AWS Data Pipeline
AWS is slowly becoming the Oracle of our generation, in the sense that they have found a way to lock startups and large companies into a software/services ecosystem that is really really hard to stop using once you get started.
You start with regular open-source instances, but that's just the hook. Once you have EC2, it's really easy to get started with AWS 'magic' services like Elasticache and RDS. It's easier than setting up a memcache cluster or mysql right? But once you get comfortable with those services, it's just so easy to keep going down that road and making your software reliant on proprietary services like SimpleDB, S3 and AWS Data Pipeline. And then you wake up at some point and find that you're 100% dependent on AWS.

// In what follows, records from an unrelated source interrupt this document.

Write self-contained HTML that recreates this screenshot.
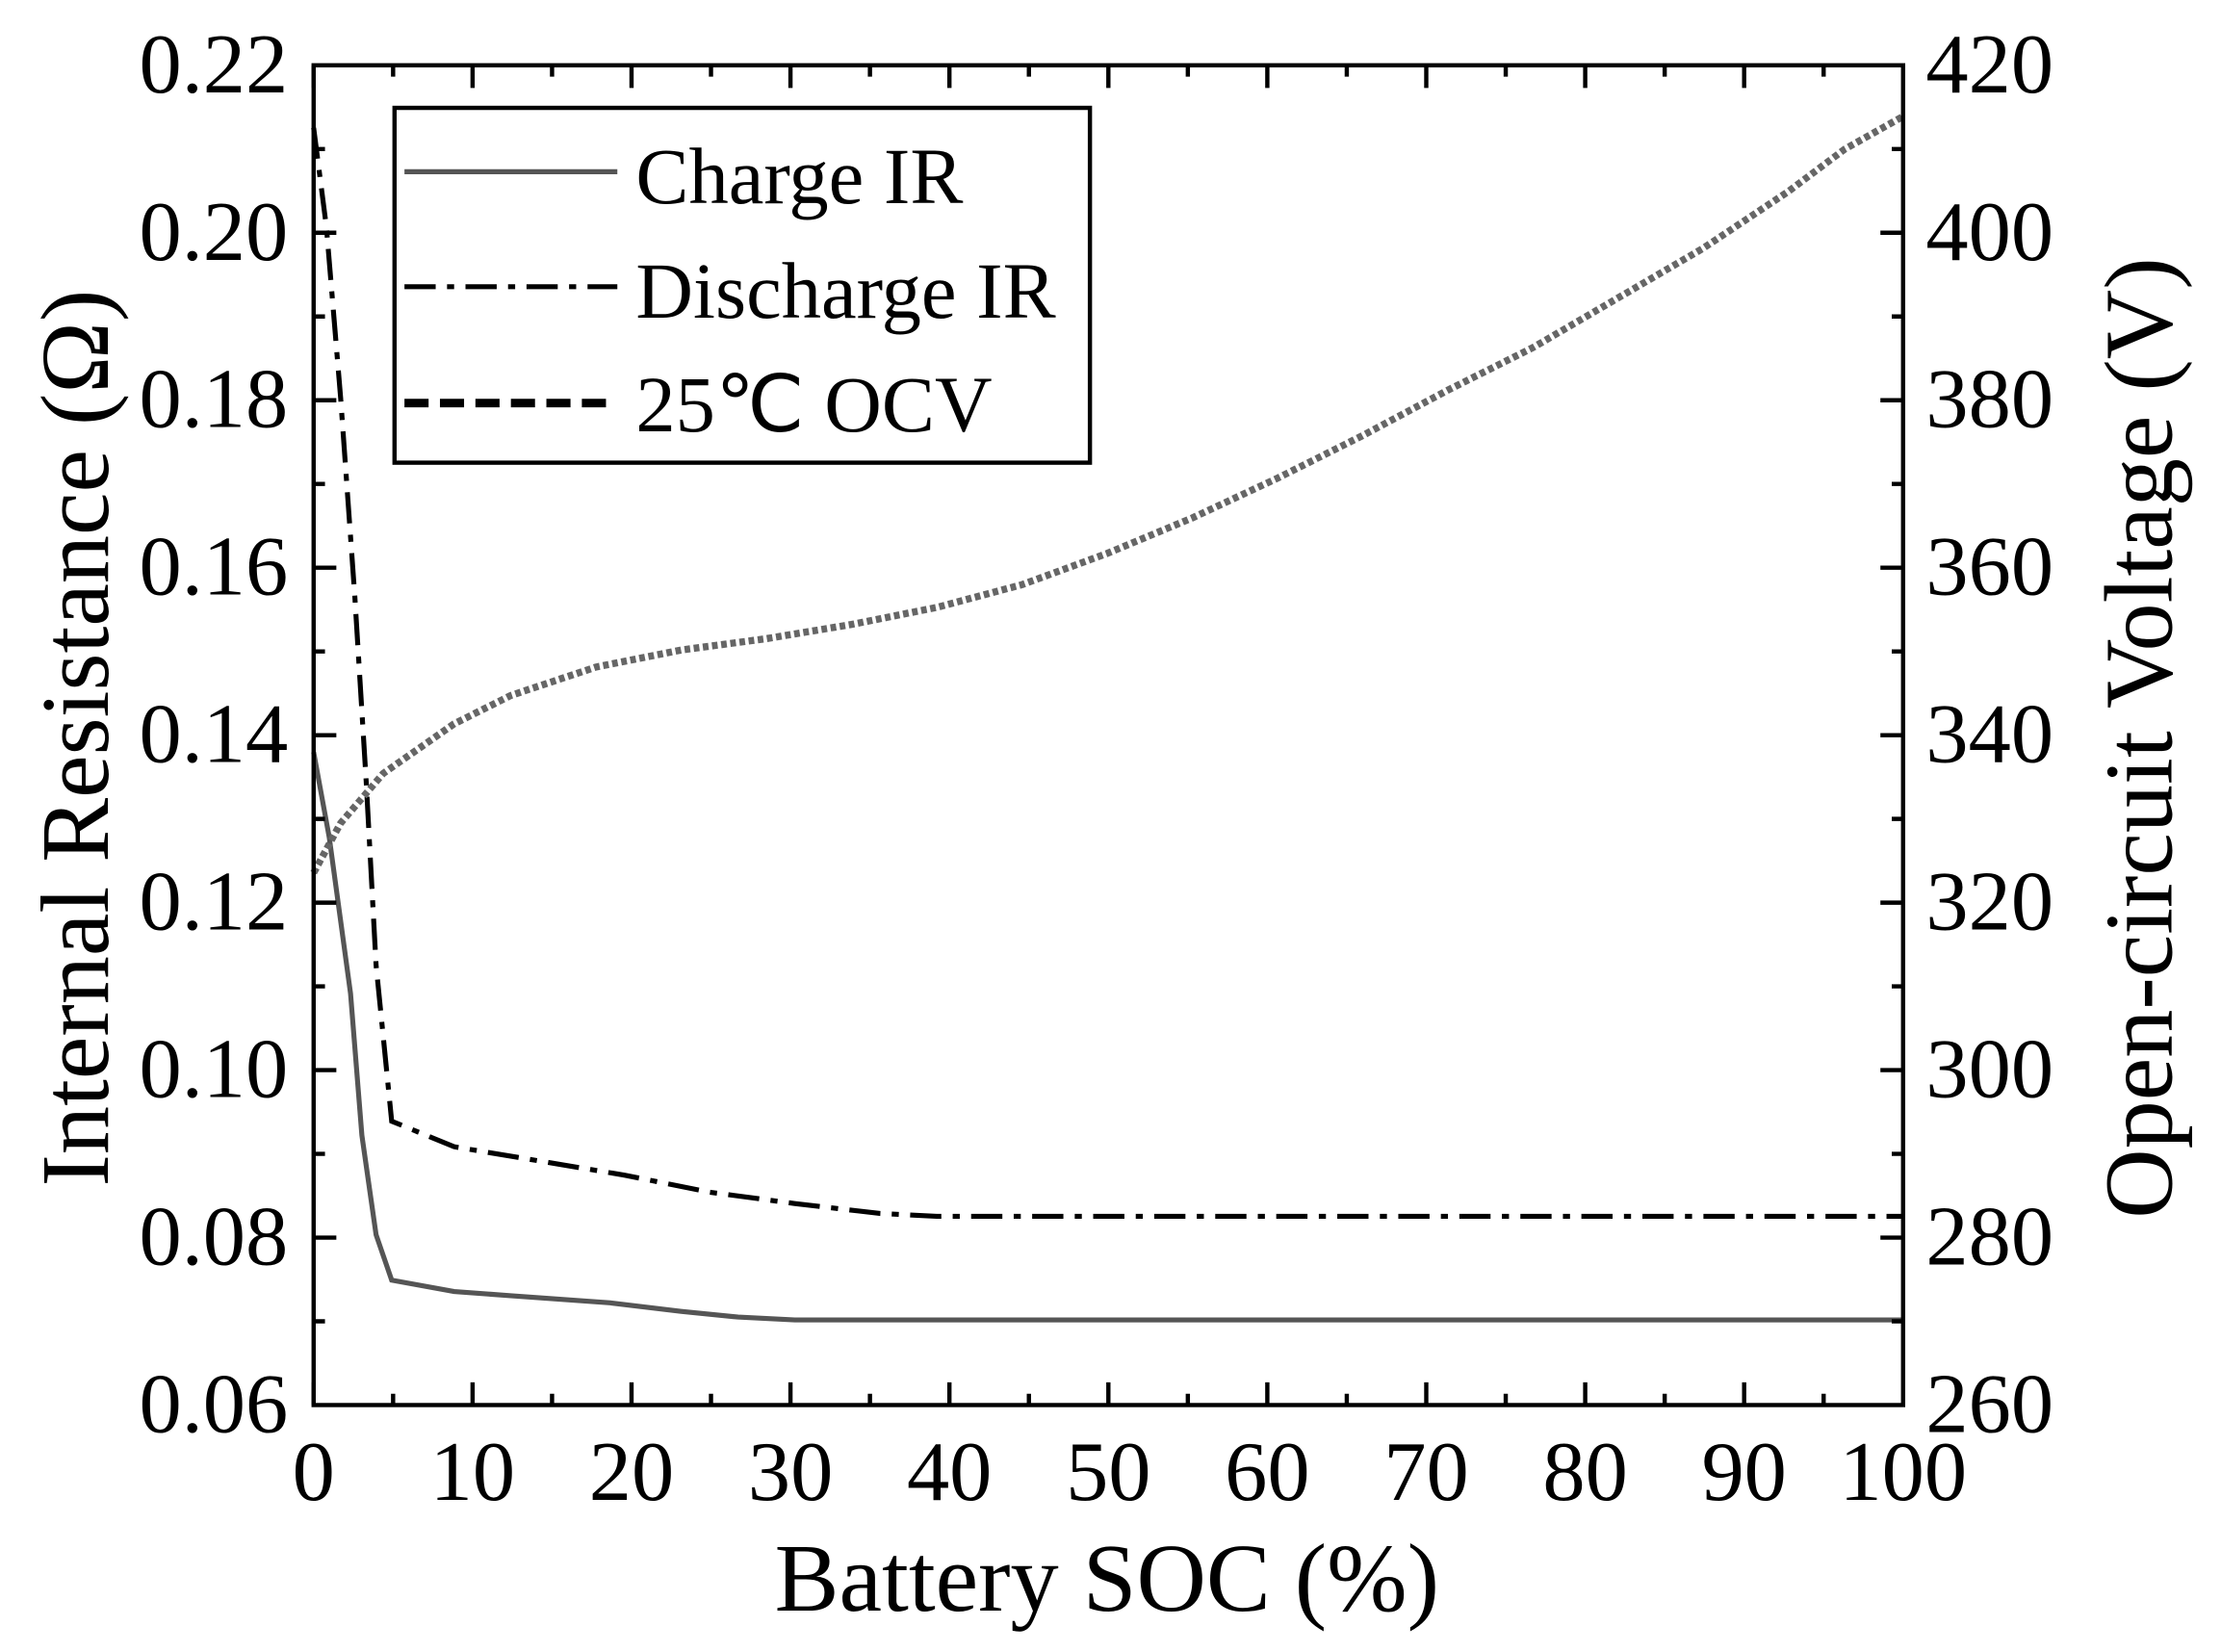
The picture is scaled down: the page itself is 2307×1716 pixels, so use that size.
<!DOCTYPE html>
<html><head><style>html,body{margin:0;padding:0;background:#fff;}svg{display:block;}</style></head><body>
<svg width="2307" height="1716" viewBox="0 0 1565 1164" preserveAspectRatio="none" xmlns="http://www.w3.org/2000/svg" font-family="'Liberation Serif', serif">
<rect width="1565" height="1164" fill="#fff"/>
<!-- series -->
<polyline fill="none" stroke="#555" stroke-width="3.5" points="221,530 232,590 247,700 255,800 265,870 276,902 320,910 360,913 430,918 480,924 520,928 560,930 1341,930"/>
<polyline fill="none" stroke="#000" stroke-width="3.5" stroke-dasharray="22,8,5,8" points="221,90 230,160 240,280 250,420 258,550 265,680 276,790 320,808 380,818 440,828 500,840 560,848 620,855 660,857 1341,857"/>
<polyline fill="none" stroke="#666" stroke-width="5" stroke-dasharray="4,2.5" points="221,615 240,580 270,545 320,510 360,490 420,470 480,458 540,450 600,440 660,428 720,412 780,390 840,365 900,337 960,307 1020,275 1080,245 1140,210 1200,175 1260,135 1300,105 1341,82"/>
<g stroke="#000" stroke-width="3" fill="none">
<rect x="221" y="46" width="1120" height="944"/>
<path d="M221,990v-16M277,990v-8M333,990v-16M389,990v-8M445,990v-16M501,990v-8M557,990v-16M613,990v-8M669,990v-16M725,990v-8M781,990v-16M837,990v-8M893,990v-16M949,990v-8M1005,990v-16M1061,990v-8M1117,990v-16M1173,990v-8M1229,990v-16M1285,990v-8
M221,46v16M277,46v8M333,46v16M389,46v8M445,46v16M501,46v8M557,46v16M613,46v8M669,46v16M725,46v8M781,46v16M837,46v8M893,46v16M949,46v8M1005,46v16M1061,46v8M1117,46v16M1173,46v8M1229,46v16M1285,46v8"/>
<path d="M221,164h16M221,282h16M221,400h16M221,518h16M221,636h16M221,754h16M221,872h16M221,105h8M221,223h8M221,341h8M221,459h8M221,577h8M221,695h8M221,813h8M221,931h8
M1341,164h-16M1341,282h-16M1341,400h-16M1341,518h-16M1341,636h-16M1341,754h-16M1341,872h-16M1341,105h-8M1341,223h-8M1341,341h-8M1341,459h-8M1341,577h-8M1341,695h-8M1341,813h-8M1341,931h-8"/>
</g>
<!-- legend -->
<rect x="278" y="76" width="490" height="250" fill="#fff" stroke="#000" stroke-width="3"/>
<line x1="285" y1="121" x2="435" y2="121" stroke="#555" stroke-width="3.5"/>
<line x1="285" y1="202" x2="435" y2="202" stroke="#000" stroke-width="3.5" stroke-dasharray="22,8,5,8"/>
<line x1="285" y1="284" x2="435" y2="284" stroke="#000" stroke-width="6" stroke-dasharray="17,8"/>
<g font-size="56" fill="#000">
<text x="448" y="143">Charge IR</text>
<text x="448" y="224">Discharge IR</text>
<text x="448" y="304">25℃ OCV</text>
</g>
<g font-size="60" fill="#000" text-anchor="end">
<text x="203" y="65">0.22</text><text x="203" y="183">0.20</text><text x="203" y="301">0.18</text><text x="203" y="419">0.16</text><text x="203" y="537">0.14</text><text x="203" y="655">0.12</text><text x="203" y="773">0.10</text><text x="203" y="891">0.08</text><text x="203" y="1009">0.06</text>
</g>
<g font-size="60" fill="#000" text-anchor="start">
<text x="1357" y="65">420</text><text x="1357" y="183">400</text><text x="1357" y="301">380</text><text x="1357" y="419">360</text><text x="1357" y="537">340</text><text x="1357" y="655">320</text><text x="1357" y="773">300</text><text x="1357" y="891">280</text><text x="1357" y="1009">260</text>
</g>
<g font-size="60" fill="#000" text-anchor="middle">
<text x="221" y="1057">0</text><text x="333" y="1057">10</text><text x="445" y="1057">20</text><text x="557" y="1057">30</text><text x="669" y="1057">40</text><text x="781" y="1057">50</text><text x="893" y="1057">60</text><text x="1005" y="1057">70</text><text x="1117" y="1057">80</text><text x="1229" y="1057">90</text><text x="1341" y="1057">100</text>
</g>
<g font-size="68" fill="#000" text-anchor="middle">
<text x="780" y="1135">Battery SOC (%)</text>
<text transform="translate(76,520) rotate(-90)">Internal Resistance (Ω)</text>
<text transform="translate(1530,520) rotate(-90)">Open-circuit Voltage (V)</text>
</g>
</svg>
</body></html>
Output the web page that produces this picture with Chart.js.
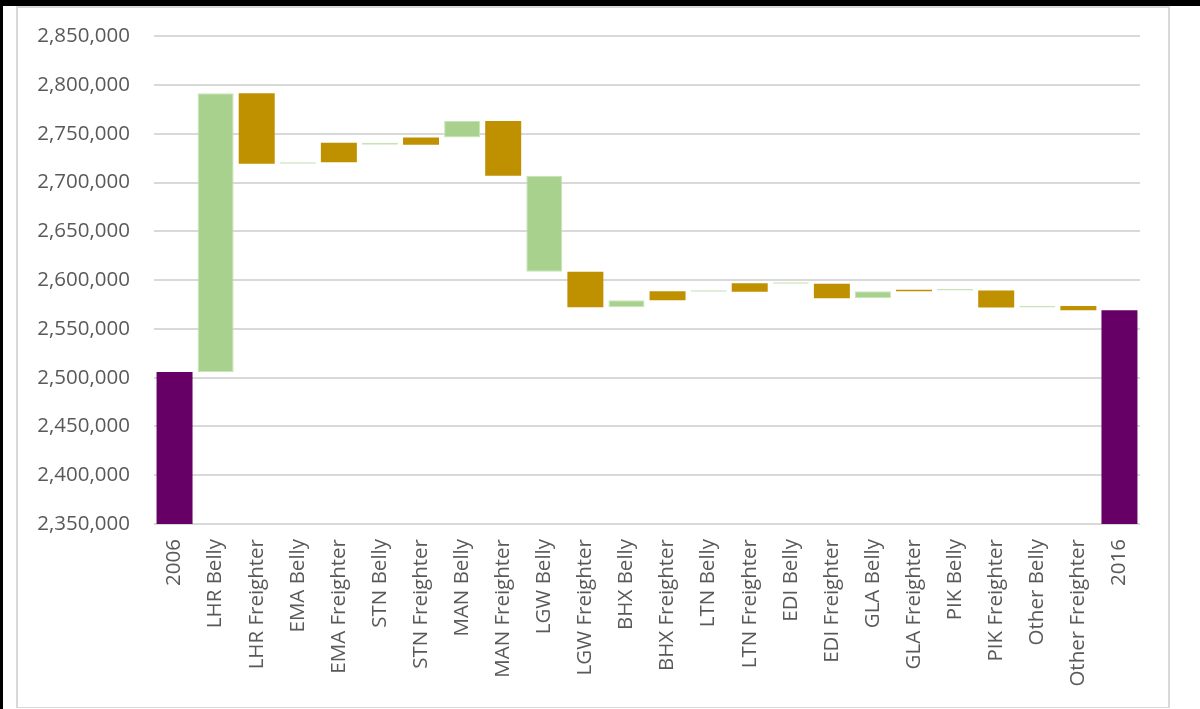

By that point, if you're lucky your monthly AWS bill gets you an invite to speak at the next AWS conference. :-) You might even get a personal customer support rep that calls you when your servers go down.
A website/service cannot by definition be HA if it's reliant on one service or infrastructure provider. AWS has so many proprietary parts now that you really need to be careful which ones to use so that you don't wake up one day and realize that you're completely dependent on AWS.
I'd stay away from this with a 30-foot pole, but if we really did need to use it, I would only use the features that I felt comfortable building internally at some future point if we chose to move off of AWS.
It's important to keep your software stack as flexible and open as possible, and for risk-management you should plan on using (or least having the option of using) multiple vendors and service providers.
A whole lot of glue-job VMs just became unnecessary.
Just this week I was looking for a better solution that would back up my RDS database to S3. I'm currently using mysqldump, but the RDS instance size has grown extremely large and so, it has become unwieldly. Hopefully this will help with that.
It's a mainframe in the cloud.
undefined
Dear AWS hire a designer. Thanks.
ETL-as-a-Service
You shouldn't really be trusting Amazon with your datawarehouse or paying that much for the storage, but from a technical convenience standpoint AWS is probably the best solution for some of the horrid little inept kinds of organizations that I have encountered.